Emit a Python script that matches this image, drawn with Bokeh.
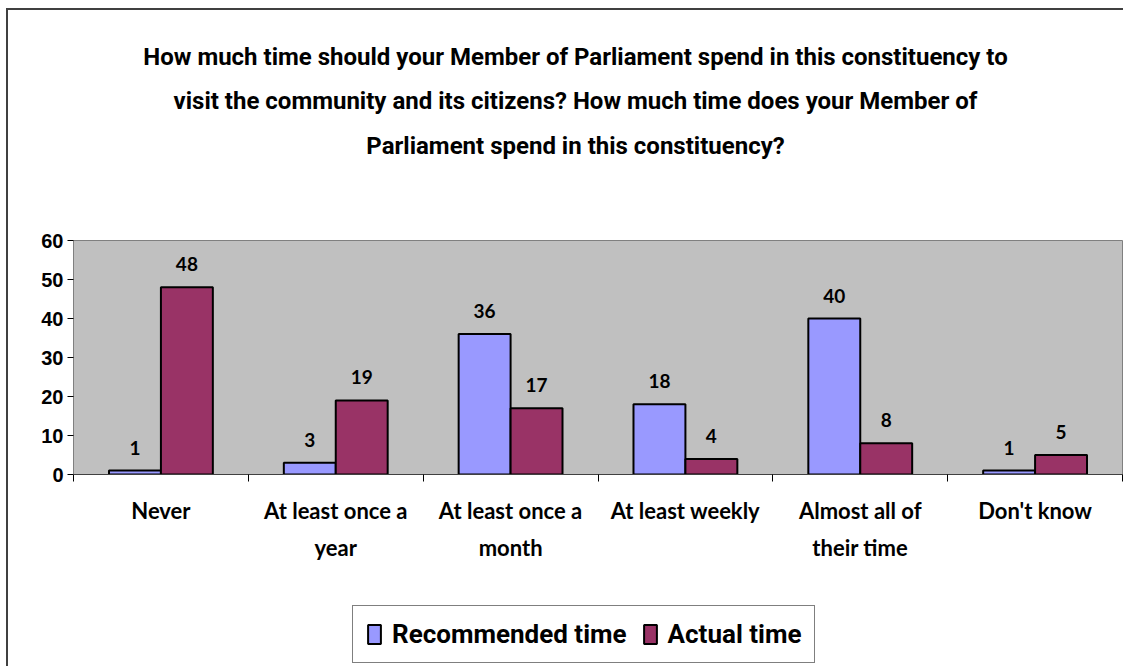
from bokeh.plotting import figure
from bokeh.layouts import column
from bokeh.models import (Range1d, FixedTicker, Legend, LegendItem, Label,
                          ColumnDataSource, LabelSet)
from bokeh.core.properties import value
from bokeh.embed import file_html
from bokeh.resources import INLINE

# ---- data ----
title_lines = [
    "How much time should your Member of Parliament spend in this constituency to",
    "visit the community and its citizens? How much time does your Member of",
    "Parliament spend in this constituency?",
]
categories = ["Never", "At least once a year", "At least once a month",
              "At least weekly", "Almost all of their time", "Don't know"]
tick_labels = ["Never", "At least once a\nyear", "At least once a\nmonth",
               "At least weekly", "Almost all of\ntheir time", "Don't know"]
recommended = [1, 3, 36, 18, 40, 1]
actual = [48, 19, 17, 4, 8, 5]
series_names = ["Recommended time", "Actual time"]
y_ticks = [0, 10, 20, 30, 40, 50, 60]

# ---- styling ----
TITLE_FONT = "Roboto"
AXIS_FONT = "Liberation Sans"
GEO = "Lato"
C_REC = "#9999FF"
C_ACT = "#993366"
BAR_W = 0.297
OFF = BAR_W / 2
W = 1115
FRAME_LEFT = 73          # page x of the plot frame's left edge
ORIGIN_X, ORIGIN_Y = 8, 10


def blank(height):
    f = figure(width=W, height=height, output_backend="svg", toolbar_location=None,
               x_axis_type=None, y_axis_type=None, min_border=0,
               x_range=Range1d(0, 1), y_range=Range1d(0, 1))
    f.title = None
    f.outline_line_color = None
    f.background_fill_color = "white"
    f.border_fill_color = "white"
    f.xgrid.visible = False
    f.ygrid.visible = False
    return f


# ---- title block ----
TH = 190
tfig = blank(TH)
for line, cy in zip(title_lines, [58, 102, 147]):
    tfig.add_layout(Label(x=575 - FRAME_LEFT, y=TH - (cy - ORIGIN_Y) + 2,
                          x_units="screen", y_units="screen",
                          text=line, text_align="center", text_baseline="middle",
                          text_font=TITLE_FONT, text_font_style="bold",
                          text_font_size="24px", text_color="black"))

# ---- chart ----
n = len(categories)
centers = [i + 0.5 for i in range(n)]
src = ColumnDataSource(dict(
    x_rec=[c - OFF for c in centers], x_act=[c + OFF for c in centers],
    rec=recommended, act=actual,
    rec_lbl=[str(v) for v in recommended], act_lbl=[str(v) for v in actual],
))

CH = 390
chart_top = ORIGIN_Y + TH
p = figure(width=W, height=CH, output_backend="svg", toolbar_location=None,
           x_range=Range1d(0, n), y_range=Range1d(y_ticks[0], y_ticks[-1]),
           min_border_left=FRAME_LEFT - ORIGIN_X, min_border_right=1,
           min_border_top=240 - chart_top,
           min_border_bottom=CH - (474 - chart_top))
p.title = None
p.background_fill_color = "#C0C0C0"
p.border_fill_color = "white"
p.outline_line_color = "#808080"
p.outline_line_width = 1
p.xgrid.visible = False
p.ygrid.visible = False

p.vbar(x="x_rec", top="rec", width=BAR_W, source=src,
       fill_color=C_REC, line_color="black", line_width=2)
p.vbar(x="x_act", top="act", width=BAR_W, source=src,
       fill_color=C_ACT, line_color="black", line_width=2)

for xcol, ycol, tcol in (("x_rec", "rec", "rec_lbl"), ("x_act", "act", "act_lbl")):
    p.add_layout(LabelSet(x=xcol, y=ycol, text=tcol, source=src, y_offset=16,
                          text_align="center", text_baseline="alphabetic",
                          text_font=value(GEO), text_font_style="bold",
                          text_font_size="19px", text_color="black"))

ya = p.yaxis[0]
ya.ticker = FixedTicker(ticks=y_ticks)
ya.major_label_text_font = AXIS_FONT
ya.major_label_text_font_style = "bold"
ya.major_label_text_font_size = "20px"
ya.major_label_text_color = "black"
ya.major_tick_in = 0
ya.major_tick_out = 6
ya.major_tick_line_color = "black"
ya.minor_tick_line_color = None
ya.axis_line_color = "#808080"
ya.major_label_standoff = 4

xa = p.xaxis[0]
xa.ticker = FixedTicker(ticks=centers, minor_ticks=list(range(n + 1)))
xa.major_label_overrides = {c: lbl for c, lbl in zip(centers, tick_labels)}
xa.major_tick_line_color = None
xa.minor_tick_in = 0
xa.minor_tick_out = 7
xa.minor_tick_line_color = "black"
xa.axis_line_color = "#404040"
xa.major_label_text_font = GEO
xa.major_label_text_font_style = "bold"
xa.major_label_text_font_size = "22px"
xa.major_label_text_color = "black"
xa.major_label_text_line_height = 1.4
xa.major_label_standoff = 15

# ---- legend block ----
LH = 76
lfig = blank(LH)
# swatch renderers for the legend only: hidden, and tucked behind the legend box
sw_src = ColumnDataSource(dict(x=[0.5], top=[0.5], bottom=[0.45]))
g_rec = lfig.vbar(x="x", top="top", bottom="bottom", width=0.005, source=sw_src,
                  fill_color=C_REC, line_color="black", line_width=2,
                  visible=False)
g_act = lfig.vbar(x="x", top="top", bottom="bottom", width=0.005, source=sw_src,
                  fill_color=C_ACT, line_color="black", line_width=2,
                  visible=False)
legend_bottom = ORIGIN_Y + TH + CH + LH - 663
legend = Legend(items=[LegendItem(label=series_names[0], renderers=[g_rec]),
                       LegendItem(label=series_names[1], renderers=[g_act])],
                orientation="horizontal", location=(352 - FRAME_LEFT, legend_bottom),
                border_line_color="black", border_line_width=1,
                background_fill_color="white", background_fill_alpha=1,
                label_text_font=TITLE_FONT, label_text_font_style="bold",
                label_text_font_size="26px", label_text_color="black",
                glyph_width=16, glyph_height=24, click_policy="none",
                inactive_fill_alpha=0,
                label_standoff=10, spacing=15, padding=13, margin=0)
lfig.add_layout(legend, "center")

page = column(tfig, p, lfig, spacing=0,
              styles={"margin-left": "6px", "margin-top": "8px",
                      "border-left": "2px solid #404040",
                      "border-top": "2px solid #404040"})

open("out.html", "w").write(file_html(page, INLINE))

==================================================

◆ REQUIRED WORK
Skip the pictures, then retype every line above exactly.

◆ FINAL RESULT
Emit a Python script that matches this image, drawn with Bokeh.
from bokeh.plotting import figure
from bokeh.layouts import column
from bokeh.models import (Range1d, FixedTicker, Legend, LegendItem, Label,
                          ColumnDataSource, LabelSet)
from bokeh.core.properties import value
from bokeh.embed import file_html
from bokeh.resources import INLINE

# ---- data ----
title_lines = [
    "How much time should your Member of Parliament spend in this constituency to",
    "visit the community and its citizens? How much time does your Member of",
    "Parliament spend in this constituency?",
]
categories = ["Never", "At least once a year", "At least once a month",
              "At least weekly", "Almost all of their time", "Don't know"]
tick_labels = ["Never", "At least once a\nyear", "At least once a\nmonth",
               "At least weekly", "Almost all of\ntheir time", "Don't know"]
recommended = [1, 3, 36, 18, 40, 1]
actual = [48, 19, 17, 4, 8, 5]
series_names = ["Recommended time", "Actual time"]
y_ticks = [0, 10, 20, 30, 40, 50, 60]

# ---- styling ----
TITLE_FONT = "Roboto"
AXIS_FONT = "Liberation Sans"
GEO = "Lato"
C_REC = "#9999FF"
C_ACT = "#993366"
BAR_W = 0.297
OFF = BAR_W / 2
W = 1115
FRAME_LEFT = 73          # page x of the plot frame's left edge
ORIGIN_X, ORIGIN_Y = 8, 10


def blank(height):
    f = figure(width=W, height=height, output_backend="svg", toolbar_location=None,
               x_axis_type=None, y_axis_type=None, min_border=0,
               x_range=Range1d(0, 1), y_range=Range1d(0, 1))
    f.title = None
    f.outline_line_color = None
    f.background_fill_color = "white"
    f.border_fill_color = "white"
    f.xgrid.visible = False
    f.ygrid.visible = False
    return f


# ---- title block ----
TH = 190
tfig = blank(TH)
for line, cy in zip(title_lines, [58, 102, 147]):
    tfig.add_layout(Label(x=575 - FRAME_LEFT, y=TH - (cy - ORIGIN_Y) + 2,
                          x_units="screen", y_units="screen",
                          text=line, text_align="center", text_baseline="middle",
                          text_font=TITLE_FONT, text_font_style="bold",
                          text_font_size="24px", text_color="black"))

# ---- chart ----
n = len(categories)
centers = [i + 0.5 for i in range(n)]
src = ColumnDataSource(dict(
    x_rec=[c - OFF for c in centers], x_act=[c + OFF for c in centers],
    rec=recommended, act=actual,
    rec_lbl=[str(v) for v in recommended], act_lbl=[str(v) for v in actual],
))

CH = 390
chart_top = ORIGIN_Y + TH
p = figure(width=W, height=CH, output_backend="svg", toolbar_location=None,
           x_range=Range1d(0, n), y_range=Range1d(y_ticks[0], y_ticks[-1]),
           min_border_left=FRAME_LEFT - ORIGIN_X, min_border_right=1,
           min_border_top=240 - chart_top,
           min_border_bottom=CH - (474 - chart_top))
p.title = None
p.background_fill_color = "#C0C0C0"
p.border_fill_color = "white"
p.outline_line_color = "#808080"
p.outline_line_width = 1
p.xgrid.visible = False
p.ygrid.visible = False

p.vbar(x="x_rec", top="rec", width=BAR_W, source=src,
       fill_color=C_REC, line_color="black", line_width=2)
p.vbar(x="x_act", top="act", width=BAR_W, source=src,
       fill_color=C_ACT, line_color="black", line_width=2)

for xcol, ycol, tcol in (("x_rec", "rec", "rec_lbl"), ("x_act", "act", "act_lbl")):
    p.add_layout(LabelSet(x=xcol, y=ycol, text=tcol, source=src, y_offset=16,
                          text_align="center", text_baseline="alphabetic",
                          text_font=value(GEO), text_font_style="bold",
                          text_font_size="19px", text_color="black"))

ya = p.yaxis[0]
ya.ticker = FixedTicker(ticks=y_ticks)
ya.major_label_text_font = AXIS_FONT
ya.major_label_text_font_style = "bold"
ya.major_label_text_font_size = "20px"
ya.major_label_text_color = "black"
ya.major_tick_in = 0
ya.major_tick_out = 6
ya.major_tick_line_color = "black"
ya.minor_tick_line_color = None
ya.axis_line_color = "#808080"
ya.major_label_standoff = 4

xa = p.xaxis[0]
xa.ticker = FixedTicker(ticks=centers, minor_ticks=list(range(n + 1)))
xa.major_label_overrides = {c: lbl for c, lbl in zip(centers, tick_labels)}
xa.major_tick_line_color = None
xa.minor_tick_in = 0
xa.minor_tick_out = 7
xa.minor_tick_line_color = "black"
xa.axis_line_color = "#404040"
xa.major_label_text_font = GEO
xa.major_label_text_font_style = "bold"
xa.major_label_text_font_size = "22px"
xa.major_label_text_color = "black"
xa.major_label_text_line_height = 1.4
xa.major_label_standoff = 15

# ---- legend block ----
LH = 76
lfig = blank(LH)
# swatch renderers for the legend only: hidden, and tucked behind the legend box
sw_src = ColumnDataSource(dict(x=[0.5], top=[0.5], bottom=[0.45]))
g_rec = lfig.vbar(x="x", top="top", bottom="bottom", width=0.005, source=sw_src,
                  fill_color=C_REC, line_color="black", line_width=2,
                  visible=False)
g_act = lfig.vbar(x="x", top="top", bottom="bottom", width=0.005, source=sw_src,
                  fill_color=C_ACT, line_color="black", line_width=2,
                  visible=False)
legend_bottom = ORIGIN_Y + TH + CH + LH - 663
legend = Legend(items=[LegendItem(label=series_names[0], renderers=[g_rec]),
                       LegendItem(label=series_names[1], renderers=[g_act])],
                orientation="horizontal", location=(352 - FRAME_LEFT, legend_bottom),
                border_line_color="black", border_line_width=1,
                background_fill_color="white", background_fill_alpha=1,
                label_text_font=TITLE_FONT, label_text_font_style="bold",
                label_text_font_size="26px", label_text_color="black",
                glyph_width=16, glyph_height=24, click_policy="none",
                inactive_fill_alpha=0,
                label_standoff=10, spacing=15, padding=13, margin=0)
lfig.add_layout(legend, "center")

page = column(tfig, p, lfig, spacing=0,
              styles={"margin-left": "6px", "margin-top": "8px",
                      "border-left": "2px solid #404040",
                      "border-top": "2px solid #404040"})

open("out.html", "w").write(file_html(page, INLINE))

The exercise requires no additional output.